Hunters who lack decoys and blind boats can jump-shoot geese on rivers and ponds throughout eastern Iowa. Opportunistic pheasant hunters often make a practice of easing over the dams on farm ponds in hopes of ambushing geese loitering on the water. That's a valid strategy, but upland game hunters are reminded that if they're carrying waterfowl and are stopped by a game warden, they'd better have a duck stamp and proper licensing.

Another option is to use a small boat or canoe to drift silently down a river and ambush geese resting on sandbars. "Some guys do real well hunting geese up and down the Cedar and Iowa rivers

," said Hunter. "Personally, I prefer to sit in my big boat with my dog and my stove and my heater and call them to me.

"I've talked to guys who tried goose hunting and didn't care for it, but I think they didn't get started on the right foot. They were probably jump-shooting or out in a little boat in bad weather and didn't have a good time. Before they give up, I wish they'd get a chance to hunt with somebody who has a decent boat, knows how to call, has a good dog and generally knows what he's doing."

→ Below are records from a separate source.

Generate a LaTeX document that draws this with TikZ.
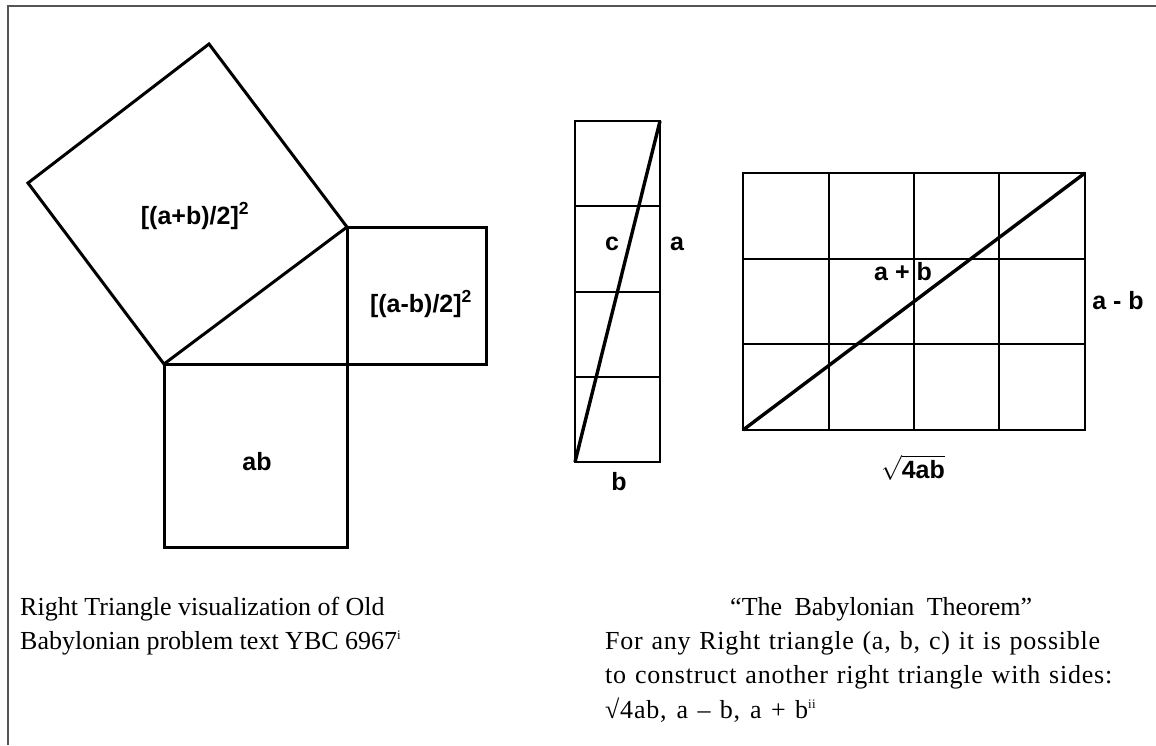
\documentclass[tikz,border=0pt]{standalone}
\usepackage{fontspec}
\setmainfont{Liberation Serif}
\setsansfont{Liberation Sans}
\definecolor{framegray}{HTML}{555555}
\newcommand{\fnmark}[1]{\raisebox{10pt}{\fontsize{13}{13}\selectfont #1}}
\begin{document}
\begin{tikzpicture}[x=1pt,y=-1pt,
  frameline/.style={draw=framegray, line width=1.8pt},
  sq/.style={draw=black, line width=3pt, line join=miter},
  gridline/.style={draw=black, line width=2.6pt},
  diag/.style={draw=black, line width=3.4pt},
  lbl/.style={font=\sffamily\bfseries\fontsize{25}{29}\selectfont, inner sep=0pt, anchor=base},
  captext/.style={font=\fontsize{26}{31}\selectfont, inner sep=0pt, anchor=base west},
  captextwide/.style={captext, font=\fontsize{26}{31}\selectfont\addfontfeature{LetterSpace=3}}]
\useasboundingbox (0,0) rectangle (1156,745);
\fill[white] (0,0) rectangle (1156,745);
% frame
\coordinate (f1) at (1156,6);
\coordinate (f2) at (8,6);
\coordinate (f3) at (8,745);
\draw[frameline] (f1) -- (f2) -- (f3);

% ---- left figure ----
\coordinate (T) at (209,44);
\coordinate (L) at (28,183);
\coordinate (B) at (164,364);
\coordinate (R) at (347,227);
\coordinate (C) at (347,364);
\coordinate (S2) at (486,364);
\coordinate (S3) at (347,547);
\draw[sq] (L) -- (T) -- (R) -- (B) -- cycle;
\draw[sq] (R) rectangle (S2);
\draw[sq] (B) rectangle (S3);
\node[lbl] (lab1) at (195,224) {[(a+b)/2]\textsuperscript{2}};
\node[lbl] (lab2) at (421,312) {[(a-b)/2]\textsuperscript{2}};
\node[lbl] (lab3) at (257,470) {ab};

% ---- middle figure ----
\coordinate (m1) at (575,121);
\coordinate (m2) at (660,462);
\coordinate (mtr) at (660,121);
\coordinate (mbl) at (575,462);
\draw[gridline] (m1) rectangle (m2);
\foreach \yy in {206,292,377} {\draw[gridline] (575,\yy) -- (660,\yy);}
\draw[diag] (mbl) -- (mtr);
\node[lbl] (lc) at (612,250) {c};
\node[lbl] (la) at (677,250) {a};
\node[lbl] (lb) at (619,490) {b};

% ---- right figure ----
\coordinate (r1) at (743,173);
\coordinate (r2) at (1085,430);
\coordinate (rtr) at (1085,173);
\coordinate (rbl) at (743,430);
\draw[gridline] (r1) rectangle (r2);
\foreach \xx in {829,914,999} {\draw[gridline] (\xx,173) -- (\xx,430);}
\foreach \yy in {259,344} {\draw[gridline] (743,\yy) -- (1085,\yy);}
\draw[diag] (rbl) -- (rtr);
\node[lbl] (lapb) at (903,280) {a + b};
\node[lbl] (lamb) at (1118,309) {a - b};
\node[lbl] (lsq) at (913,478) {$\sqrt{\mbox{\sffamily\bfseries 4ab}}$};

% ---- captions ----
\node[captext] (c1) at (20,615) {Right Triangle visualization of Old};
\node[captext] (c2) at (20,649) {Babylonian problem text YBC 6967\fnmark{i}};
\node[captext] (c3) at (730,615) {\makebox[302pt][s]{“The Babylonian Theorem”}};
\node[captextwide] (c4) at (605,649) {\makebox[495pt][s]{For any Right triangle (a, b, c) it is possible}};
\node[captextwide] (c5) at (605,683) {\makebox[507pt][s]{to construct another right triangle with sides:}};
\node[captextwide] (c6) at (605,718) {\makebox[203pt][s]{√4ab, a – b, a + b}\fnmark{ii}};
\end{tikzpicture}
\end{document}
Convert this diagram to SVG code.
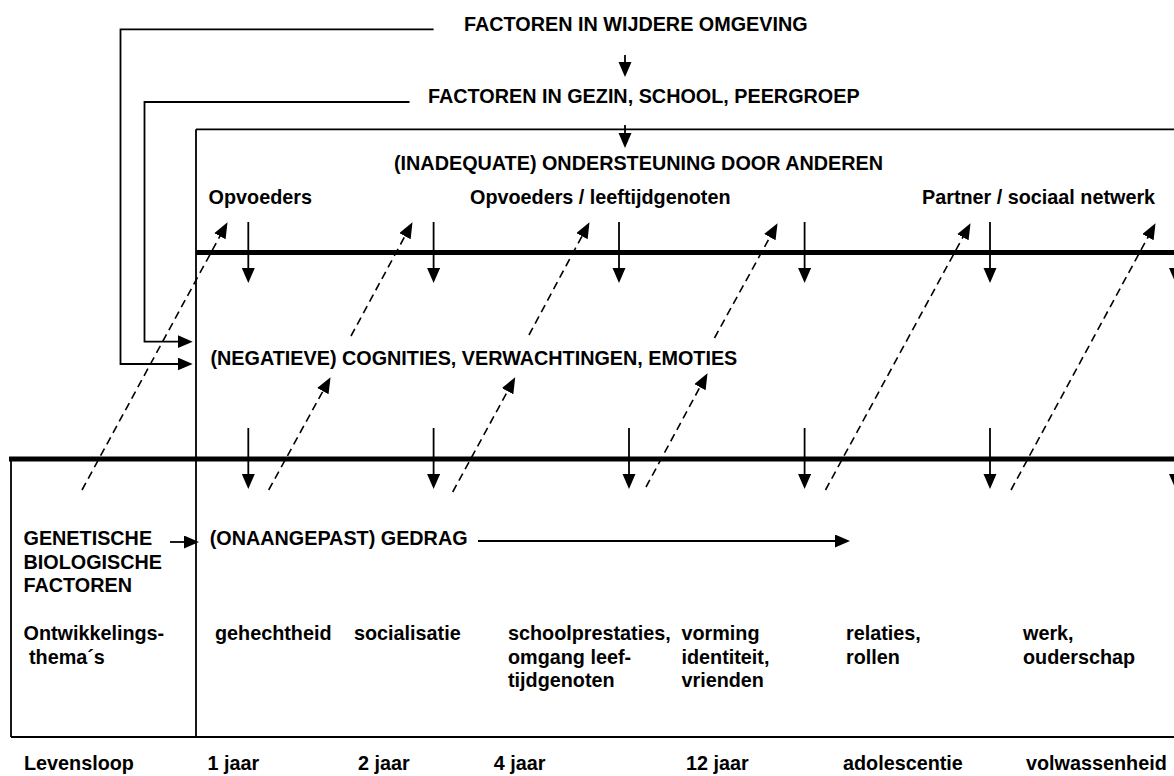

Hunter acknowledged that it's tough for a young or inexperienced hunter to get started in waterfowl hunting, because boats, decoys, dogs and experience are either expensive or hard to come by. "But if they could just go on one good-quality hunt," he said, "they'd be hooked for life."

Just ask Hunter's 11-year-old son, Sam. After several years of being a spectator on hunts with his father, Sam used his 20 gauge to down his first giant Canada last season. "It took three shots," Sam proudly recalled, "but I got him. It's so cool to call them in. I can't wait till this year's goose season."

Another waterfowl hunter, started right and hooked for life. If you're not already a member of this fraternity, you can join!